A housing market crash can lower your home’s value, but it doesn’t change your mortgage obligations. You’ll still need to make your monthly payments, even if your home is worth less than what you owe.
What Can You Do?
- Stay Calm: Panicking won’t help. Focus on what you can control.
- Diversify Your Portfolio: Don’t put all your eggs in the housing basket. Spread your investments across stocks, bonds, and other assets.
- Consider Renting: If selling isn’t an option, renting out your home could help cover mortgage payments.
Think of It Like This: A housing market crash is like a storm—it’s temporary, and the sun will come out again.
What Happens to Your Mortgage When You Sell and Buy Another Home?
Selling your home and buying another involves a two-step process: paying off your existing mortgage and securing a new one.
Step-by-Step Guide:
- Sell Your Current Home: Use the sale proceeds to pay off your mortgage.
- Apply for a New Mortgage: If you’re buying another home, you’ll need to qualify for a new loan.
- Consider Downsizing: Many retirees choose smaller homes to reduce costs and maintenance.
Example: John and Linda sold their four-bedroom family home and bought a cozy two-bedroom condo. They used the equity from their sale to cover the down payment on their new place, reducing their monthly expenses.
What Happens to Your Mortgage in Extreme Scenarios?
While rare, extreme events like home destruction or economic collapse can impact your mortgage. Here’s what you need to know:
If Your Home is Destroyed
If your home is destroyed (e.g., by a natural disaster), your mortgage doesn’t disappear. However, homeowner’s insurance can help cover the costs of rebuilding or paying off the loan.
Actionable Tip: Review your insurance policy to ensure it covers replacement costs, not just market value.
In an Economic Collapse
During an economic collapse, lenders may face financial difficulties, but your mortgage obligations remain.
What Can You Do?
- Communicate with Your Lender: If you’re struggling to make payments, talk to your lender about options like forbearance or loan modification.
- Stay Informed: Keep an eye on economic trends and adjust your financial plans accordingly.
Think of It Like This: Preparing for extreme scenarios is like packing an umbrella—it’s better to have it and not need it than the other way around.
By understanding these scenarios, you can make informed decisions about your mortgage and retirement finances. Whether you’re selling your home, downsizing, or preparing for the unexpected, knowledge is your best tool for financial security.
FAQs
Q: If I sell my home for less than what I owe on the mortgage, how does that affect my financial situation, and what are my options to cover the shortfall?
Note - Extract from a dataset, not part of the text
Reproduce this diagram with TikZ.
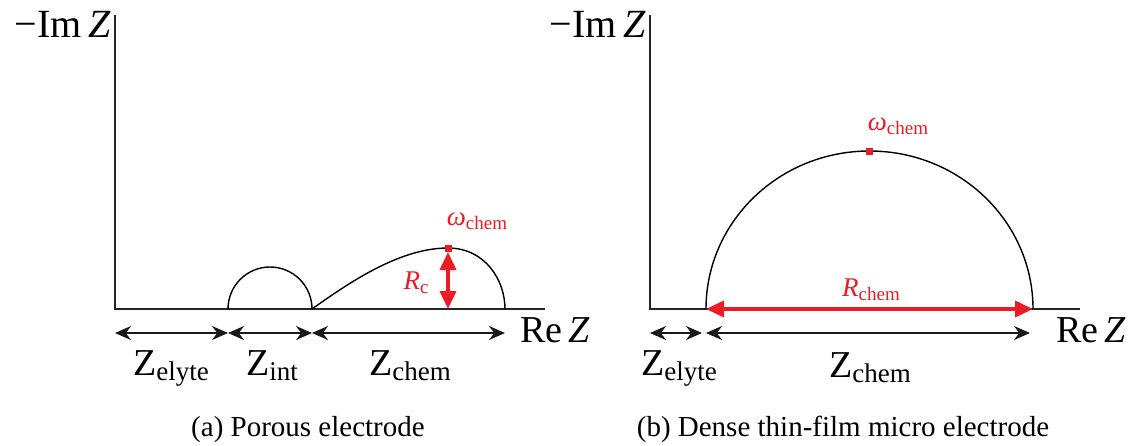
\documentclass[tikz,border=0pt]{standalone}
\usepackage{fontspec}
\setmainfont{Liberation Serif}
\usetikzlibrary{arrows.meta}
\definecolor{myred}{RGB}{237,28,36}
\newcommand{\Zsub}[1]{Z\raisebox{-5pt}{\fontsize{27}{30}\selectfont #1}}
\newcommand{\Rsub}[1]{\textit{R}\raisebox{-4pt}{\fontsize{19}{22}\selectfont #1}}
\newcommand{\Wsub}[1]{\textit{ω}\raisebox{-4pt}{\fontsize{19}{22}\selectfont #1}}
\begin{document}
\begin{tikzpicture}[x=1pt,y=-1pt,
  axis/.style={line width=1.7pt,black!85},
  curve/.style={line width=1.4pt,black},
  dim/.style={line width=2pt,black!90,{Stealth[length=16pt,width=14pt]}-{Stealth[length=16pt,width=14pt]}},
  reddim/.style={line width=3.8pt,myred,{Triangle[length=18pt,width=16pt]}-{Triangle[length=18pt,width=16pt]}},
  biglab/.style={inner sep=0pt,font=\fontsize{38}{42}\selectfont},
  imlab/.style={inner sep=0pt,font=\fontsize{40}{44}\selectfont},
  redlab/.style={inner sep=0pt,text=myred,font=\fontsize{27}{30}\selectfont},
  caplab/.style={inner sep=0pt,font=\fontsize{29}{32}\selectfont},
  marker/.style={fill=myred,minimum size=7pt,inner sep=0pt}]
\useasboundingbox (0,0) rectangle (1141,445);
% ---------- panel (a)
\coordinate (aTop) at (115,15);
\coordinate (aO) at (115,309);
\coordinate (aEnd) at (545,309);
\draw[axis] (aTop) -- (aO) -- (aEnd);
\node[imlab,anchor=base east] (aIm) at (111,37) {−Im\,\textit{Z}};
\node[biglab,anchor=base west] (aRe) at (520,342) {Re\,\textit{Z}};
\coordinate (a1) at (228,309);
\coordinate (a2) at (312,309);
\coordinate (aPk) at (448,248);
\coordinate (a3) at (505,309);
\draw[curve] (a1) arc[start angle=180,end angle=360,radius=42];
\draw[curve] (a2) .. controls (350,282) and (400,248) .. (aPk)
  .. controls (485,248) and (505,280) .. (a3);
\coordinate (aPkb) at (448,252);
\coordinate (aBase) at (448,309);
\draw[reddim] (aPkb) -- (aBase);
\node[marker] (aM) at (aPk) {};
\node[redlab] (aRc) at (416,283) {\Rsub{c}};
\node[redlab] (aW) at (477,221) {\Wsub{chem}};
\coordinate (d0) at (115,333);
\coordinate (d1) at (228,333);
\coordinate (d2) at (312,333);
\coordinate (d3) at (505,333);
\draw[dim] (d0) -- (d1);
\draw[dim] (d1) -- (d2);
\draw[dim] (d2) -- (d3);
\node[biglab,anchor=base] (aZe) at (171,375) {\Zsub{elyte}};
\node[biglab,anchor=base] (aZi) at (272,375) {\Zsub{int}};
\node[biglab,anchor=base] (aZc) at (410,375) {\Zsub{chem}};
\node[caplab,anchor=base] (capA) at (308,436) {(a) Porous electrode};
% ---------- panel (b)
\coordinate (bTop) at (650,15);
\coordinate (bO) at (650,309);
\coordinate (bEnd) at (1080,309);
\draw[axis] (bTop) -- (bO) -- (bEnd);
\node[imlab,anchor=base east] (bIm) at (646,37) {−Im\,\textit{Z}};
\node[biglab,anchor=base west] (bRe) at (1056,342) {Re\,\textit{Z}};
\coordinate (b1) at (706,309);
\coordinate (b2) at (1033,309);
\coordinate (bPk) at (869.5,151);
\draw[curve] (b1) arc[start angle=180,end angle=360,x radius=163.5,y radius=158];
\draw[reddim] (b1) -- (b2);
\node[marker] (bM) at (bPk) {};
\node[redlab] (bW) at (898,126) {\Wsub{chem}};
\node[redlab] (bR) at (871,290) {\Rsub{chem}};
\coordinate (e0) at (650,333);
\coordinate (e1) at (702,333);
\coordinate (e2) at (706,333);
\coordinate (e3) at (1030,333);
\draw[dim] (e0) -- (e1);
\draw[dim] (e2) -- (e3);
\node[biglab,anchor=base] (bZe) at (679,375) {\Zsub{elyte}};
\node[biglab,anchor=base] (bZc) at (870,377) {\Zsub{chem}};
\node[caplab,anchor=base] (capB) at (843,436) {(b) Dense thin-film micro electrode};
\end{tikzpicture}
\end{document}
A: Selling your home for less than the mortgage balance results in a shortfall, which you’re typically still responsible for repaying. You can negotiate a short sale with your lender, potentially settle the debt for less, or explore other options like a loan modification or bankruptcy, depending on your financial situation.
Q: What happens to my mortgage if I sell my house and buy another one before paying off the current loan? Do I need to qualify for a new mortgage, or can I transfer the existing one?
A: When you sell your house and buy another, you typically cannot transfer your existing mortgage to the new property. You will need to pay off the current loan and qualify for a new mortgage for the new home, unless you’re using a portable mortgage, which allows you to transfer the existing loan (if your lender permits).
Q: If the housing market crashes and I decide to sell my home, how does that impact my mortgage payoff, and are there any strategies to minimize losses?
A: If the housing market crashes and you sell your home for less than your mortgage balance, you’ll still owe the remaining amount (a “shortfall”) unless your lender agrees to a short sale. To minimize losses, consider delaying the sale until prices recover, negotiating a short sale, or renting out the property to cover mortgage payments while waiting for market conditions to improve.
Q: If my mortgage gets sold to another lender while I’m in the process of selling my home, does that complicate the sale or change the terms of my loan?
A: No, it typically doesn’t complicate the sale or change the terms of your loan. The new lender must honor the original loan agreement, and your closing process should proceed as planned. Just ensure you receive proper notification and update payment details if needed.